Answer Me This
Here's something I hate. You call a friend's number and get their answering machine. Instead of recording their own message, they have the machine's mechanical outgoing message.
Why would a friend do this to me? When I call I want to hear a voice I recognize. Otherwise, I don't know if I've got the right number, and I don't want to leave a message.
5 Comments:
I agree 100%. Two of my friends -- a married couple -- have advanced degrees in mathematics, and are technical writers for a major software company. And yet they do not seem able to create an outgoing message for their voicemail.
Sometimes women don't want to identify themselves on their answering machines. They don't want any random caller to know that it is a woman living alone.

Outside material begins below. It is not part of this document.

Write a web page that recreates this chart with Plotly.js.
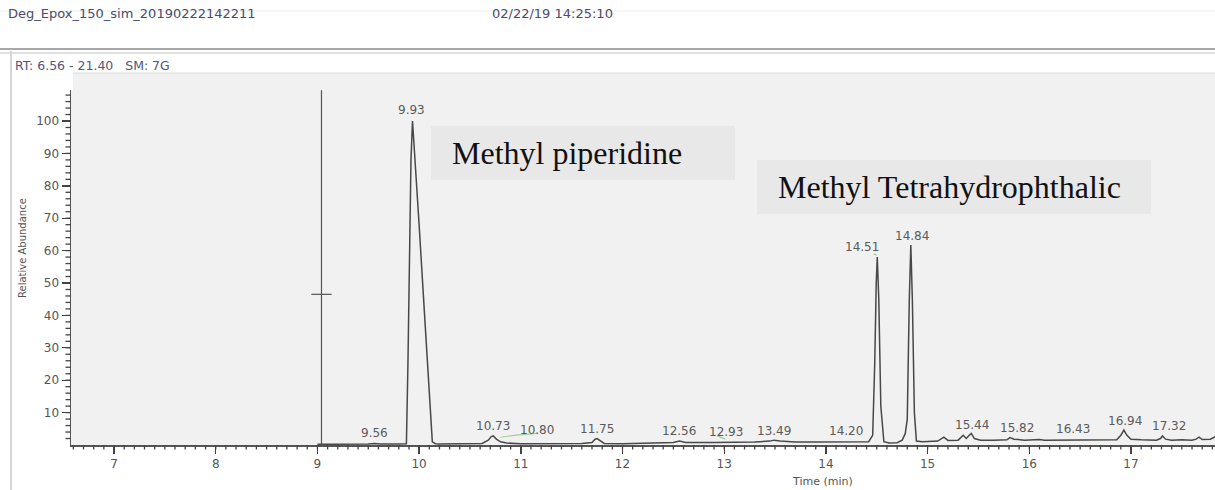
<!DOCTYPE html>
<html>
<head>
<meta charset="utf-8">
<script src="https://cdn.plot.ly/plotly-3.0.1.min.js"></script>
<style>html,body{margin:0;padding:0;background:#fff;}#chart{width:1215px;height:490px;}</style>
</head>
<body>
<div id="chart"></div>
<script>
// ---- data ----
const timeMin = [9.00, 9.30, 9.50, 9.56, 9.62, 9.80, 9.875, 9.89, 9.905, 9.92, 9.935, 9.95, 10.00, 10.05, 10.10, 10.13, 10.16,
  10.20, 10.40, 10.62, 10.68, 10.71, 10.73, 10.76, 10.80, 10.86, 11.00, 11.30, 11.60, 11.70, 11.73, 11.75, 11.78, 11.82,
  12.00, 12.30, 12.50, 12.56, 12.62, 12.90, 13.10, 13.30, 13.45, 13.49, 13.55, 13.70, 13.90, 14.10, 14.20, 14.30,
  14.42, 14.46, 14.48, 14.495, 14.505, 14.52, 14.54, 14.57, 14.62, 14.70, 14.75, 14.78, 14.80, 14.82, 14.835, 14.85,
  14.87, 14.89, 14.95, 15.10, 15.16, 15.20, 15.30, 15.35, 15.38, 15.41, 15.43, 15.46, 15.52, 15.65, 15.78, 15.81,
  15.85, 15.95, 16.05, 16.10, 16.15, 16.30, 16.40, 16.50, 16.70, 16.86, 16.90, 16.93, 16.96, 17.00, 17.10, 17.25,
  17.29, 17.31, 17.34, 17.40, 17.50, 17.60, 17.64, 17.67, 17.70, 17.78, 17.83];
const relAbundance = [0.2, 0.2, 0.3, 0.5, 0.3, 0.3, 0.4, 25, 62, 88, 100, 93, 68, 42, 15, 1.0, 0.4,
  0.3, 0.4, 0.5, 1.5, 2.6, 2.8, 1.8, 1.0, 0.6, 0.4, 0.4, 0.5, 0.8, 1.8, 2.0, 1.4, 0.5,
  0.4, 0.7, 0.8, 1.2, 0.8, 0.8, 0.8, 0.9, 1.2, 1.5, 1.2, 0.9, 0.9, 1.0, 1.1, 1.0,
  1.0, 3, 25, 50, 58, 45, 12, 1.0, 0.6, 0.7, 1.5, 3.5, 8, 45, 61.7, 45,
  10, 1.2, 1.0, 1.2, 2.4, 1.4, 1.5, 3.0, 2.0, 3.0, 3.6, 2.0, 1.5, 1.5, 1.6, 2.3,
  1.8, 1.5, 1.6, 1.7, 1.5, 1.5, 1.7, 1.6, 1.5, 1.6, 3.0, 4.6, 3.0, 1.8, 1.6, 1.5,
  2.0, 2.8, 1.8, 1.5, 1.6, 1.5, 1.8, 2.4, 1.7, 1.8, 2.6];

// integration baselines (green)
const integ1Time = [10.80, 10.98, 11.16];
const integ1Abund = [2.4, 3.1, 3.6];
const integ2Time = [12.93, 13.01];
const integ2Abund = [2.8, 1.8];
const integ3Time = [14.47, 14.50];
const integ3Abund = [59.0, 58.6];

// cursor
const cursorTime = [9.04, 9.04];
const cursorAbund = [0, 109.5];
const crossTime = [8.94, 9.14];
const crossAbund = [46.5, 46.5];

// peak labels
const peakLabelText = ['9.56', '9.93', '10.73', '10.80', '11.75', '12.56', '12.93', '13.49', '14.20', '14.51', '14.84', '15.44', '15.82', '16.43', '16.94', '17.32'];
const peakLabelTime = [9.56, 9.93, 10.73, 11.156, 11.75, 12.56, 13.018, 13.49, 14.20, 14.355, 14.843, 15.44, 15.879, 16.43, 16.94, 17.377];
const peakLabelLevel = [3.8, 103.3, 5.9, 4.6, 4.9, 4.3, 4.0, 4.3, 4.3, 61.2, 64.6, 6.2, 5.2, 4.9, 7.5, 5.9];

// axis ticks
const yTickVals = [10, 20, 30, 40, 50, 60, 70, 80, 90, 100];
const xTickVals = [7, 8, 9, 10, 11, 12, 13, 14, 15, 16, 17];
const xMinorStep = 0.1, yMinorStep = 2, yMinorTop = 108.6;

// texts
const fileName = 'Deg_Epox_150_sim_20190222142211';
const stamp = '02/22/19 14:25:10';
const rtInfo = 'RT: 6.56 - 21.40\u00a0\u00a0 SM: 7G';
const compound1 = 'Methyl piperidine';
const compound2 = 'Methyl Tetrahydrophthalic';
const yTitle = 'Relative Abundance';
const xTitle = 'Time (min)';

// ---- layout helpers (pixel -> paper) ----
const L = 71, T = 90, B = 45, W = 1215, H = 490;
const PW = W - L, PH = H - T - B;
const px = p => (p - L) / PW;
const py = p => (H - B - p) / PH;
const xRange = [6.577, 17.826], yRange = [0, 109.57];
const xFrac = v => (v - xRange[0]) / (xRange[1] - xRange[0]);
const yFrac = v => (v - yRange[0]) / (yRange[1] - yRange[0]);

const lineCol = '#484848';
const traces = [
  {x: timeMin, y: relAbundance, type: 'scatter', mode: 'lines', line: {color: lineCol, width: 1.5}, hoverinfo: 'skip'},
  {x: integ1Time, y: integ1Abund, type: 'scatter', mode: 'lines', line: {color: '#9fd09f', width: 1.2, shape: 'spline'}},
  {x: integ2Time, y: integ2Abund, type: 'scatter', mode: 'lines', line: {color: '#9fd09f', width: 1.2}},
  {x: integ3Time, y: integ3Abund, type: 'scatter', mode: 'lines', line: {color: '#9fd09f', width: 1.2}},
  {x: cursorTime, y: cursorAbund, type: 'scatter', mode: 'lines', line: {color: '#555', width: 1.2}},
  {x: crossTime, y: crossAbund, type: 'scatter', mode: 'lines', line: {color: '#555', width: 1.2}}
];

const font = 'DejaVu Sans, Arial, sans-serif';
const serif = 'Liberation Serif, Times New Roman, serif';
const annotations = [];
function paperText(text, x, y, size, color, opts) {
  annotations.push(Object.assign({text: text, xref: 'paper', yref: 'paper', x: px(x), y: py(y),
    xanchor: 'left', yanchor: 'middle', showarrow: false, font: {family: font, size: size, color: color}}, opts || {}));
}
paperText(fileName, 6, 13, 13, '#4a4a6c');
paperText(stamp, 490, 13, 13, '#4a4a6c');
paperText(rtInfo, 13, 65, 12.5, '#55557a');
paperText(yTitle, 22, 248, 10, '#555', {textangle: -90, xanchor: 'center'});
paperText(xTitle, 822, 481, 11, '#555', {xanchor: 'center'});
paperText(compound1, 450, 153, 32, '#111', {font: {family: serif, size: 32, color: '#111'}});
paperText(compound2, 776, 187, 32, '#111', {font: {family: serif, size: 32, color: '#111'}});

peakLabelText.forEach((t, i) => {
  annotations.push({text: t, x: peakLabelTime[i], y: peakLabelLevel[i], xref: 'x', yref: 'y',
    xanchor: 'center', yanchor: 'middle', showarrow: false, font: {family: font, size: 12, color: '#5a5a5a'}});
});

const shapes = [
  {type: 'line', xref: 'paper', yref: 'paper', x0: px(0), x1: px(W), y0: py(11), y1: py(11), line: {color: '#ececec', width: 1}},
  {type: 'line', xref: 'paper', yref: 'paper', x0: px(0), x1: px(W), y0: py(49), y1: py(49), line: {color: '#a8a8a8', width: 2}},
  {type: 'line', xref: 'paper', yref: 'paper', x0: px(0), x1: px(W), y0: py(53), y1: py(53), line: {color: '#e0e0e0', width: 2}},
  {type: 'line', xref: 'paper', yref: 'paper', x0: px(11), x1: px(11), y0: py(51), y1: py(H), line: {color: '#d6d6d6', width: 2}},
  {type: 'rect', xref: 'paper', yref: 'paper', x0: px(73), x1: px(W), y0: py(73), y1: py(T), fillcolor: '#f1f1f1', line: {width: 0}, layer: 'below'},
  {type: 'line', xref: 'paper', yref: 'paper', x0: px(73), x1: px(W), y0: py(73), y1: py(73), line: {color: '#dcdcdc', width: 1}},
  {type: 'rect', xref: 'paper', yref: 'paper', x0: px(431), x1: px(735), y0: py(126), y1: py(180), fillcolor: '#e8e8e8', line: {width: 0}, layer: 'below'},
  {type: 'rect', xref: 'paper', yref: 'paper', x0: px(757), x1: px(1151), y0: py(160), y1: py(214), fillcolor: '#e8e8e8', line: {width: 0}, layer: 'below'}
];
// minor ticks (axis decoration) drawn in paper space so they are not clipped
for (let k = Math.ceil(xRange[0] / xMinorStep); k * xMinorStep <= xRange[1]; k++) {
  const f = xFrac(k * xMinorStep);
  shapes.push({type: 'line', xref: 'paper', yref: 'paper', x0: f, x1: f, y0: 0, y1: -4.5 / PH,
    line: {color: '#444', width: 1.3}});
}
for (let k = 1; k * yMinorStep <= yMinorTop; k++) {
  const f = yFrac(k * yMinorStep);
  shapes.push({type: 'line', xref: 'paper', yref: 'paper', y0: f, y1: f, x0: 0, x1: -5.5 / PW,
    line: {color: '#444', width: 1.3}});
}

const axisFont = {family: font, size: 12, color: '#555'};
const layout = {
  width: W, height: H,
  margin: {l: L, r: 0, t: T, b: B, pad: 0},
  paper_bgcolor: '#ffffff', plot_bgcolor: '#f1f1f1',
  showlegend: false,
  xaxis: {range: xRange, tickmode: 'array', tickvals: xTickVals, ticks: 'outside', ticklen: 7, tickwidth: 1.4,
    tickcolor: '#444', showline: true, linecolor: '#555', linewidth: 1.5, showgrid: false, zeroline: false, tickfont: axisFont},
  yaxis: {range: yRange, tickmode: 'array', tickvals: yTickVals, ticks: 'outside', ticklen: 8, tickwidth: 1.4,
    tickcolor: '#444', showline: true, linecolor: '#555', linewidth: 1.5, showgrid: false, zeroline: false, tickfont: axisFont},
  annotations: annotations,
  shapes: shapes
};

Plotly.newPlot('chart', traces, layout, {displayModeBar: false, staticPlot: true});
</script>
</body>
</html>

None of the examples I can think of are women living alone. But really, if this is how some guy tries to find a woman is living alone (does anyone have any evidence this has ever happened?), he still couldn't be sure from an outgoing message. I mean, you already know a woman is living there by the name in the phone book. Leaving a message on a machine doesn't prove she's alone--she can just say "please leave a message" if she wants.

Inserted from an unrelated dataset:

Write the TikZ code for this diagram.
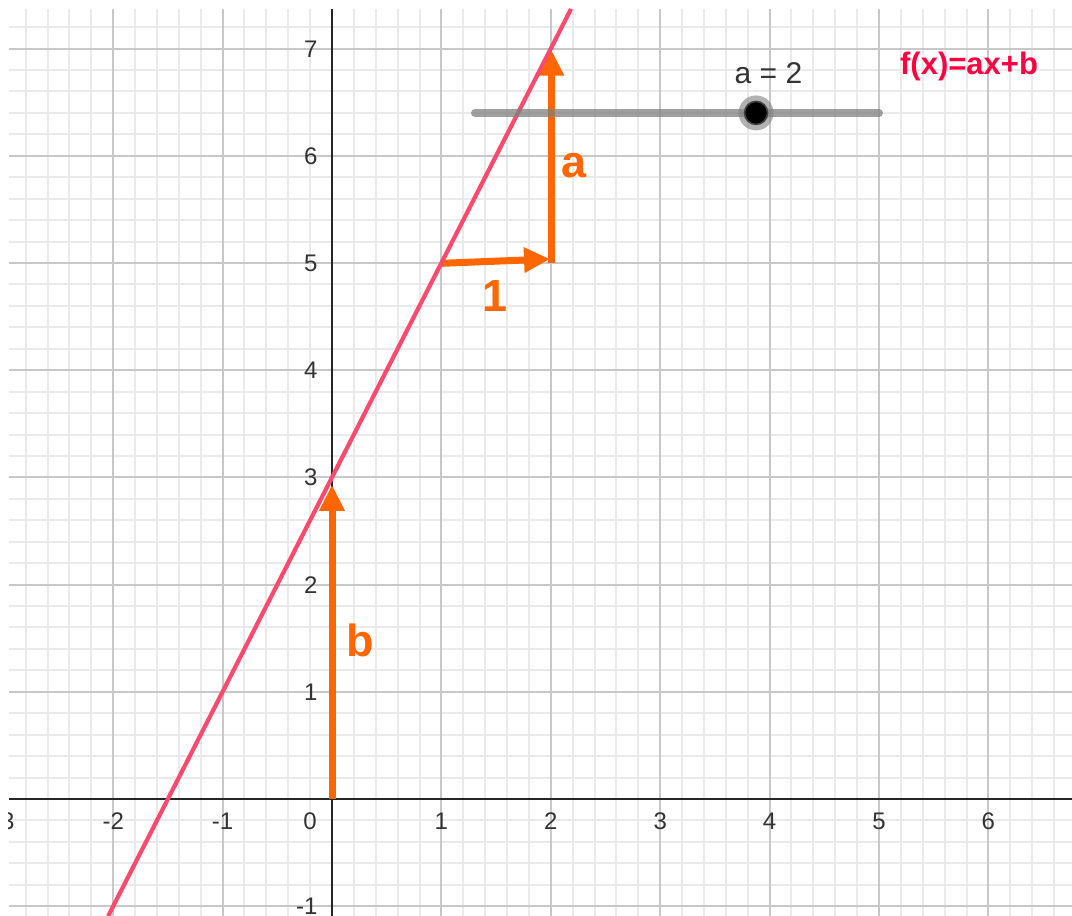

any power outtage erases the outgoing message on many answering machines. You kick the plug by mistake or have a touchy outlet and the message gets erased. This can happen quite often.

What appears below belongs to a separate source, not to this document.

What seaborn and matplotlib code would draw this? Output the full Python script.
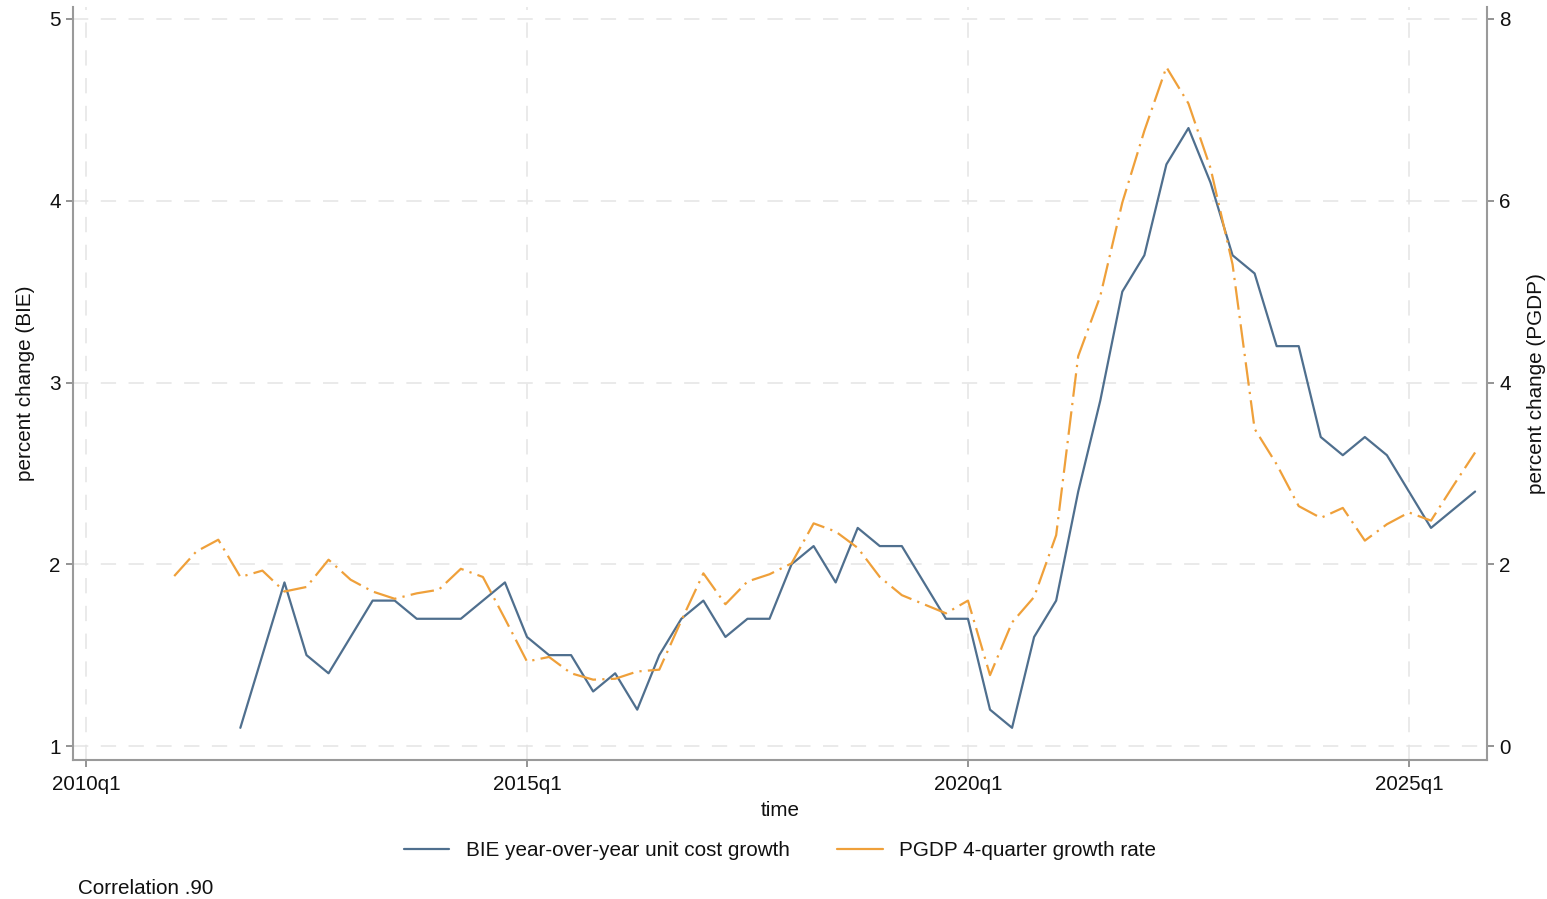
import numpy as np
import pandas as pd
import matplotlib
matplotlib.use("Agg")
import matplotlib.pyplot as plt
from matplotlib.lines import Line2D
import seaborn as sns

# ---------------- data ----------------
start_year = 2010
bie_start_q = 7      # 2011q4 (quarters since 2010q1)
bie_values = [1.1, 1.5, 1.9, 1.5, 1.4, 1.6, 1.8, 1.8, 1.7, 1.7, 1.7, 1.8, 1.9,
              1.6, 1.5, 1.5, 1.3, 1.4, 1.2, 1.5, 1.7, 1.8, 1.6, 1.7, 1.7, 2.0,
              2.1, 1.9, 2.2, 2.1, 2.1, 1.9, 1.7, 1.7, 1.2, 1.1, 1.6, 1.8, 2.4,
              2.9, 3.5, 3.7, 4.2, 4.4, 4.1, 3.7, 3.6, 3.2, 3.2, 2.7, 2.6, 2.7,
              2.6, 2.4, 2.2, 2.3, 2.4]
pgdp_start_q = 4     # 2011q1
pgdp_values = [1.87, 2.14, 2.27, 1.86, 1.93, 1.70, 1.75, 2.05, 1.83, 1.70, 1.62,
               1.68, 1.72, 1.95, 1.86, 1.40, 0.93, 0.98, 0.80, 0.73, 0.74, 0.82,
               0.84, 1.38, 1.90, 1.56, 1.81, 1.89, 2.01, 2.45, 2.36, 2.18, 1.86,
               1.66, 1.56, 1.46, 1.60, 0.78, 1.36, 1.64, 2.32, 4.29, 4.95, 5.98,
               6.77, 7.47, 7.07, 6.36, 5.30, 3.49, 3.10, 2.64, 2.51, 2.62, 2.26,
               2.44, 2.57, 2.48, 2.86, 3.23]
xtick_pos = [0, 20, 40, 60]
xtick_labels = ["2010q1", "2015q1", "2020q1", "2025q1"]
left_ticks = [1, 2, 3, 4, 5]
right_ticks = [0, 2, 4, 6, 8]
bie_label = "BIE year-over-year unit cost growth"
pgdp_label = "PGDP 4-quarter growth rate"
corr_text = "Correlation .90"

bie_df = pd.DataFrame({"q": np.arange(bie_start_q, bie_start_q + len(bie_values)),
                       "val": bie_values})
pgdp_df = pd.DataFrame({"q": np.arange(pgdp_start_q, pgdp_start_q + len(pgdp_values)),
                        "val": pgdp_values})

# ---------------- style ----------------
sns.set_theme(style="white")
plt.rcParams["font.family"] = ["Liberation Sans", "DejaVu Sans"]
plt.rcParams["lines.scale_dashes"] = False
FS = 14.9
BLUE = "#4f6f8e"
ORANGE = "#efa03a"
GRIDC = "#e4e4e4"
SPINEC = "#9a9a9a"
TXT = "#111111"

fig = plt.figure(figsize=(15.47, 8.99), dpi=100)
ax = fig.add_axes([73/1547, 1-760/899, (1487-73)/1547, (760-7)/899])
ax2 = ax.twinx()

sns.lineplot(data=bie_df, x="q", y="val", ax=ax, color=BLUE, linewidth=1.6,
             legend=False)
sns.lineplot(data=pgdp_df, x="q", y="val", ax=ax2, color=ORANGE, linewidth=1.6,
             legend=False)
ax2.lines[0].set_linestyle((0, (17, 4.5, 1.6, 4.5)))

ax.set_xlim(-0.59, 63.54)
ax.set_ylim(0.923, 5.066)
ax2.set_ylim(-0.154, 8.132)

ax.set_xticks(xtick_pos)
ax.set_xticklabels(xtick_labels)
ax.set_yticks(left_ticks)
ax.set_yticklabels([str(t) for t in left_ticks])
ax2.set_yticks(right_ticks)
ax2.set_yticklabels([str(t) for t in right_ticks])

# grid
for y in left_ticks:
    ax.axhline(y, color=GRIDC, lw=1.1, ls=(0, (11, 9)), zorder=0)
for x in xtick_pos:
    ax.axvline(x, color=GRIDC, lw=1.1, ls=(0, (11, 9)), zorder=0)
ax.grid(False)
ax2.grid(False)

# spines
for a in (ax, ax2):
    a.spines["top"].set_visible(False)
    for s in ("left", "bottom", "right"):
        a.spines[s].set_color(SPINEC)
        a.spines[s].set_linewidth(1.5)
ax.spines["right"].set_visible(False)
ax2.spines["left"].set_visible(False)
ax2.spines["bottom"].set_visible(False)

ax.tick_params(axis="both", direction="out", length=5, width=1.1, color="#777777",
               labelsize=FS, labelcolor=TXT, left=True, bottom=True)
ax.tick_params(axis="x", pad=6)
ax.tick_params(axis="y", pad=4)
ax2.tick_params(axis="y", direction="out", length=5, width=1.1, color="#777777",
                labelsize=FS, labelcolor=TXT, right=True, pad=4)

ax.set_xlabel("time", fontsize=FS, color=TXT)
ax.set_ylabel("percent change (BIE)", fontsize=FS, color=TXT)
ax2.set_ylabel("percent change (PGDP)", fontsize=FS, color=TXT)
ax.xaxis.set_label_coords(0.5, -0.0545)
ax.yaxis.set_label_coords(-0.0269, 0.5)
ax2.yaxis.set_label_coords(1.0283, 0.5)

handles = [Line2D([], [], color=BLUE, lw=1.6),
           Line2D([], [], color=ORANGE, lw=1.6)]
fig.legend(handles, [bie_label, pgdp_label], loc="center", ncol=2,
           bbox_to_anchor=(780/1547, 1-851/899), frameon=False, fontsize=FS,
           handlelength=2.2, handletextpad=0.8, columnspacing=2.3,
           labelcolor=TXT)

fig.text(78/1547, 1-888/899, corr_text, fontsize=FS, color=TXT,
         ha="left", va="center")

fig.savefig("out.png", dpi=100)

The only time this seems to be an issue with me is when you're calling someone you don't know well and the outgoing message gives you no indication if you've even got the right number. If it's a "friend" then I don't see what the problem is. You know you've got the number right so you can feel confident that the message will be received.
What's far more annoying is people who call up, get the machine and don't leave messages. If the person with the answering machine hasn't left an outgoing message, then yeah, they don't deserve an incoming one. But if they've recorded an outgoing message, then they deserve an incoming one.